Learn Robotics
Module: See The World

Object Detection Basics

What object detection does, how bounding boxes work, what machine learning contributes, and practical tips for using detectors in robotics.

12 min read

Object Detection Basics

Sensors give you raw data — pixels, points, distances. Object detection turns that data into understanding: "There's a person at (2m, 0.5m), a chair at (1m, -1m), and a cup on the table."

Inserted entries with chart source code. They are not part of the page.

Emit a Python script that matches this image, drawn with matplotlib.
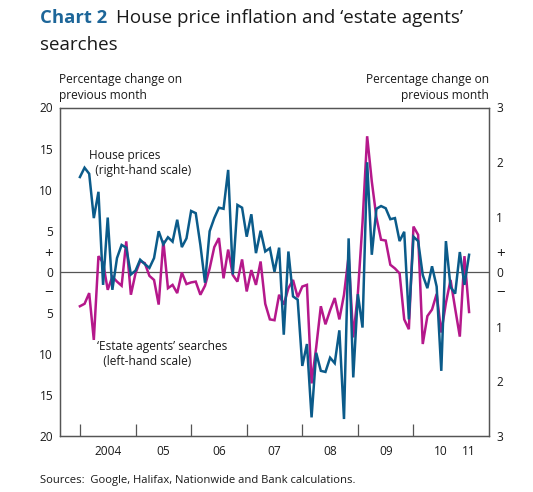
import numpy as np
import matplotlib
matplotlib.use("Agg")
import matplotlib.pyplot as plt

# ── dados (variação mensal, jan/2004 a jan/2011) ─────────────────────────────
HOUSE_PRICES = [  # escala da direita, %
    1.73, 1.90, 1.79, 0.98, 1.46, -0.24, 0.99, -0.33, 0.25, 0.49, 0.44, -0.05,
    0.02, 0.22, 0.14, 0.07, 0.25, 0.74, 0.50, 0.63, 0.55, 0.95, 0.45, 0.61,
    1.11, 1.07, 0.49, -0.20, 0.74, 0.98, 1.17, 1.15, 1.86, -0.05, 1.22, 1.17,
    0.64, 1.05, 0.34, 0.75, 0.37, 0.43, 0.00, 0.44, -1.15, 0.37, -0.45, -0.51,
    -1.72, -1.32, -2.66, -1.48, -1.81, -1.83, -1.57, -1.67, -1.07, -2.69, 0.61, -1.93,
    -0.41, -1.02, 2.00, 0.31, 1.15, 1.20, 1.16, 0.96, 0.98, 0.56, 0.73, -0.87,
    0.64, 0.56, -0.06, -0.30, 0.10, -0.27, -1.81, 0.56, -0.28, -0.40, 0.36, -0.24,
    0.31,
]
SEARCHES = [  # escala da esquerda, %
    -4.2, -3.9, -2.6, -8.3, 1.9, 1.1, -2.2, -0.6, -1.2, -1.7, 3.7, -2.8,
    -0.2, 1.3, 1.05, -0.5, -1.0, -4.0, 3.8, -2.0, -1.6, -2.6, -0.1, -1.5,
    -1.3, -1.2, -2.8, -1.7, 0.4, 3.0, 4.1, -0.8, 2.7, -0.4, -1.2, 1.5,
    -2.4, 0.2, -1.6, 1.25, -3.9, -5.8, -5.9, -2.8, -4.0, -2.0, -1.0, -3.1,
    -1.8, -1.6, -13.6, -9.2, -4.2, -6.4, -4.7, -3.2, -5.8, -2.8, 1.9, -8.0,
    -2.6, 6.0, 16.5, 11.0, 6.6, 3.9, 3.8, 0.85, 0.4, -0.2, -5.8, -7.0,
    5.5, 4.5, -8.8, -5.4, -4.6, -2.7, -7.4, -3.8, -1.0, -4.5, -7.9, 1.9,
    -4.9,
]
YEAR_LABELS = ['2004', '05', '06', '07', '08', '09', '10', '11']
LEFT_TICKS = [20, 15, 10, 5, 0, -5, -10, -15, -20]
RIGHT_TICKS = [3, 2, 1, 0, -1, -2, -3]

# ── estilo ───────────────────────────────────────────────────────────────────
COR = {"casas": "#0B5B8A", "buscas": "#B5188B", "titulo": "#1D6699",
       "texto": "#1A1A1A", "eixo": "#555555"}
W, H = 533, 492
plt.rcParams['font.family'] = ['Open Sans', 'DejaVu Sans']
FS = 8.6
FS_SINAL = 11


def fx(x):
    return x / W


def fy(y):
    return 1 - y / H


fig = plt.figure(figsize=(W / 100, H / 100), dpi=100)
ax = fig.add_axes([fx(60), fy(436), (489 - 60) / W, (436 - 107.5) / H])
ax2 = ax.twinx()

meses = np.arange(len(HOUSE_PRICES))
ax.plot(meses, SEARCHES, color=COR['buscas'], lw=1.8, zorder=3,
        solid_joinstyle='miter')
ax2.plot(meses, HOUSE_PRICES, color=COR['casas'], lw=1.8, zorder=3,
         solid_joinstyle='miter')
ax.axhline(0, color=COR['eixo'], lw=0.9, zorder=1)

ax.set_xlim(-4.3, 88.3)
ax.set_ylim(-20, 20)
ax2.set_ylim(-3, 3)

# eixo x: marcas em janeiro, rótulos no meio do ano
ax.set_xticks(np.arange(0, 85, 12), minor=True)
pos_rot = list(np.arange(6, 80, 12)) + [84]
ax.set_xticks(pos_rot)
ax.set_xticklabels(YEAR_LABELS)
ax.tick_params(axis='x', which='major', length=0, pad=6.5, labelsize=FS,
               labelcolor=COR['texto'])
ax.tick_params(axis='x', which='minor', direction='in', length=8.5,
               width=0.9, color=COR['eixo'])

# eixo esquerdo
ax.set_yticks(LEFT_TICKS + [2.4, -2.4])
ax.set_yticklabels([str(abs(v)) for v in LEFT_TICKS] + ['+', '\u2212'])
ax.set_yticks([15, 10, 5, -5, -10, -15], minor=True)
ax.tick_params(axis='y', which='major', length=0, pad=5, labelsize=FS,
               labelcolor=COR['texto'])
ax.tick_params(axis='y', which='minor', direction='in', length=8.5,
               width=0.9, color=COR['eixo'])

# eixo direito
ax2.set_yticks(RIGHT_TICKS + [0.36, -0.36])
ax2.set_yticklabels([str(abs(v)) for v in RIGHT_TICKS] + ['+', '\u2212'])
ax2.set_yticks([2, 1, -1, -2], minor=True)
ax2.tick_params(axis='y', which='major', length=0, pad=5, labelsize=FS,
                labelcolor=COR['texto'])
ax2.tick_params(axis='y', which='minor', direction='in', length=8.5,
                width=0.9, color=COR['eixo'])

for lbl in ax.get_yticklabels()[-2:] + ax2.get_yticklabels()[-2:]:
    lbl.set_fontsize(FS_SINAL)

for a in (ax, ax2):
    for s in a.spines.values():
        s.set_color(COR['eixo'])
        s.set_linewidth(0.9)

# títulos e textos
fig.text(fx(40), fy(18), 'Chart 2', color=COR['titulo'], fontsize=13.3,
         fontweight='bold', va='center')
fig.text(fx(116), fy(18), "House price inflation and \u2018estate agents\u2019",
         color=COR['texto'], fontsize=13.5, va='center')
fig.text(fx(40), fy(45), 'searches', color=COR['texto'], fontsize=13.5,
         va='center')

fig.text(fx(59), fy(88), 'Percentage change on\nprevious month', fontsize=FS,
         color=COR['texto'], va='center', ha='left', linespacing=1.3)
fig.text(fx(489), fy(88), 'Percentage change on\nprevious month', fontsize=FS,
         color=COR['texto'], va='center', ha='right', linespacing=1.3,
         multialignment='right')

fig.text(fx(89), fy(163), 'House prices\n  (right-hand scale)', fontsize=FS,
         color=COR['texto'], va='center', ha='left', linespacing=1.25)
fig.text(fx(97), fy(354), '\u2018Estate agents\u2019 searches\n  (left-hand scale)',
         fontsize=FS, color=COR['texto'], va='center', ha='left',
         linespacing=1.25)

fig.text(fx(40), fy(481), 'Sources:  Google, Halifax, Nationwide and Bank calculations.',
         fontsize=8.1, color=COR['texto'], va='center', ha='left')

fig.savefig('out.png', dpi=100)
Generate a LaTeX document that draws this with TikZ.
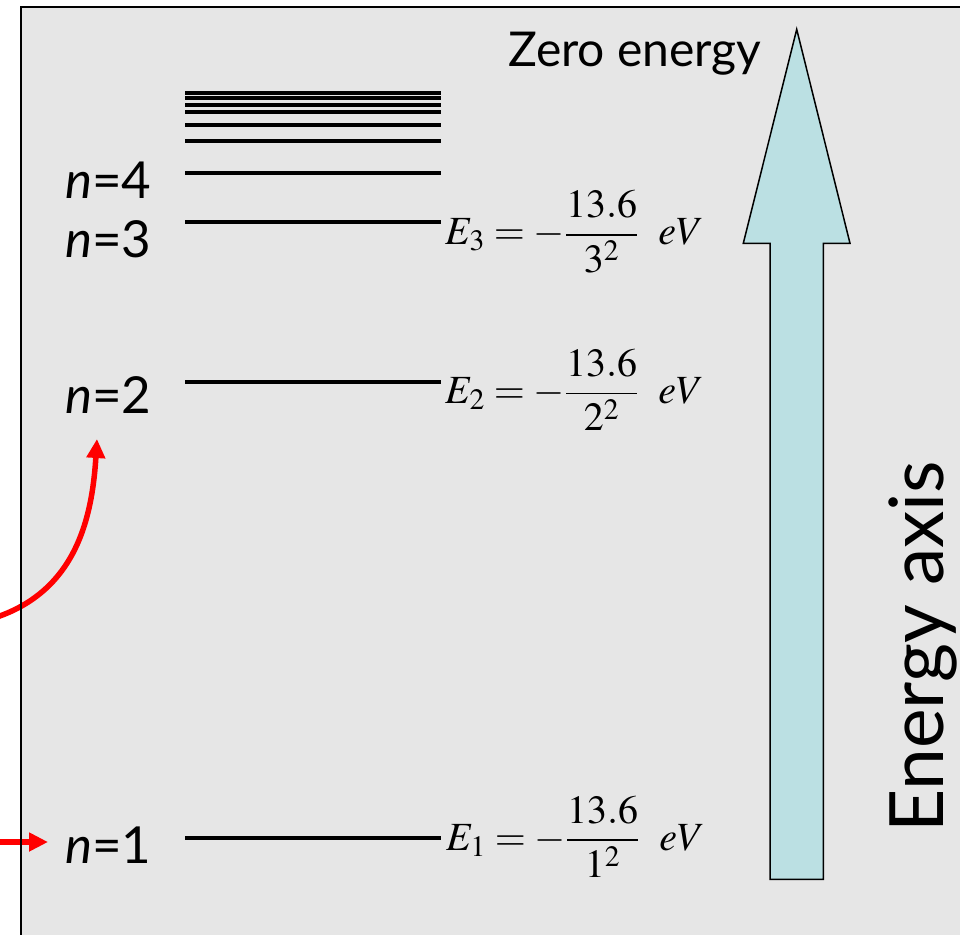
\documentclass[tikz,border=0pt]{standalone}
\usepackage{mathptmx}
\usepackage{fontspec}
\newfontfamily\lbl{Lato}
\usetikzlibrary{arrows.meta}
\definecolor{panel}{RGB}{230,230,230}
\definecolor{axisfill}{RGB}{187,224,227}
\begin{document}
\begin{tikzpicture}[x=1pt,y=-1pt,
  level/.style={line width=4pt},
  nlabel/.style={anchor=base west,inner sep=0pt,font=\lbl\fontsize{51}{56}\selectfont},
  eqn/.style={anchor=west,inner sep=0pt,font=\fontsize{40}{44}\selectfont},
  redarrow/.style={draw=red,line width=5.5pt,-{Triangle[length=19pt,width=18pt]}}]
\useasboundingbox (0,0) rectangle (960,934);
\fill[white] (0,0) rectangle (960,934);
\fill[panel] (20.7,7.3) rectangle (965,940);
% red arrows
\coordinate (src1) at (-3,617);
\coordinate (tip1) at (97,439);
\draw[redarrow] (src1) .. controls (75,590) and (92,520) .. (tip1);
\coordinate (src2) at (-3,842);
\coordinate (tip2) at (48,842);
\draw[redarrow] (src2) -- (tip2);
\draw[line width=2pt] (20.7,7.3) rectangle (965,940);
% energy levels
\foreach \yy in {92.7,98,105,112,124.7,140.7,172.7,221.7,381.7,838.3}
  \draw[level] (185,\yy) -- (441,\yy);
% labels
\node[nlabel] (n4) at (65,198) {{\itshape n}=4};
\node[nlabel] (n3) at (65,257.7) {{\itshape n}=3};
\node[nlabel] (n2) at (65,413) {{\itshape n}=2};
\node[nlabel] (n1) at (65,863) {{\itshape n}=1};
% equations
\node[eqn] (e3) at (445,231.7) {$E_3 = -\displaystyle\frac{13.6}{3^2}\enspace eV$};
\node[eqn] (e2) at (445,390) {$E_2 = -\displaystyle\frac{13.6}{2^2}\enspace eV$};
\node[eqn] (e1) at (446,836.7) {$E_1 = -\displaystyle\frac{13.6}{1^2}\enspace eV$};
% energy axis arrow
\draw[fill=axisfill,line width=1.5pt,line join=miter] (796.7,29.3) -- (850,243.3) -- (823.3,243.3) -- (823.3,879.3) -- (770,879.3) -- (770,243.3) -- (743.3,243.3) -- cycle;
\node[anchor=base west,inner sep=0pt,font=\lbl\fontsize{48}{52}\selectfont] (zero) at (508,66.7) {Zero energy};
\node[rotate=90,anchor=base west,inner sep=0pt,font=\lbl\fontsize{75}{80}\selectfont] (axislbl) at (943,833) {Energy axis};
\end{tikzpicture}
\end{document}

This is the bridge between sensing and decision-making.

What Is Object Detection?

Object detection answers two questions simultaneously:

  1. What is in the image? (classification)
  2. Where is it? (localization)

The output is a list of detections, each containing:

  • Class: "person", "car", "dog", "cup"
  • Bounding box: Rectangle around the object (x, y, width, height)
  • Confidence score: How certain the detector is (0.0 to 1.0)
Detection Output Structure

Bounding Boxes

A bounding box is the smallest rectangle that fully contains an object. It's defined by:

  • Top-left corner: (x, y) in pixel coordinates
  • Size: width and height in pixels

Some formats use:

  • (x_min, y_min, x_max, y_max) — two corners
  • (x_center, y_center, width, height) — center and size
Note

Bounding boxes are axis-aligned — they can't rotate. For a tilted object (like a book lying diagonally), the bbox includes empty space around it. For tighter fits, use rotated bounding boxes or segmentation masks.

Visualizing Detections

Drawing Bounding Boxes

What Machine Learning Does

You could write rules for detection:

  • "If there's a red circle, it's a stop sign"
  • "If there's a face-shaped blob, it's a person"

But this breaks down fast. What about stop signs in shadows? People wearing masks? Objects partially hidden?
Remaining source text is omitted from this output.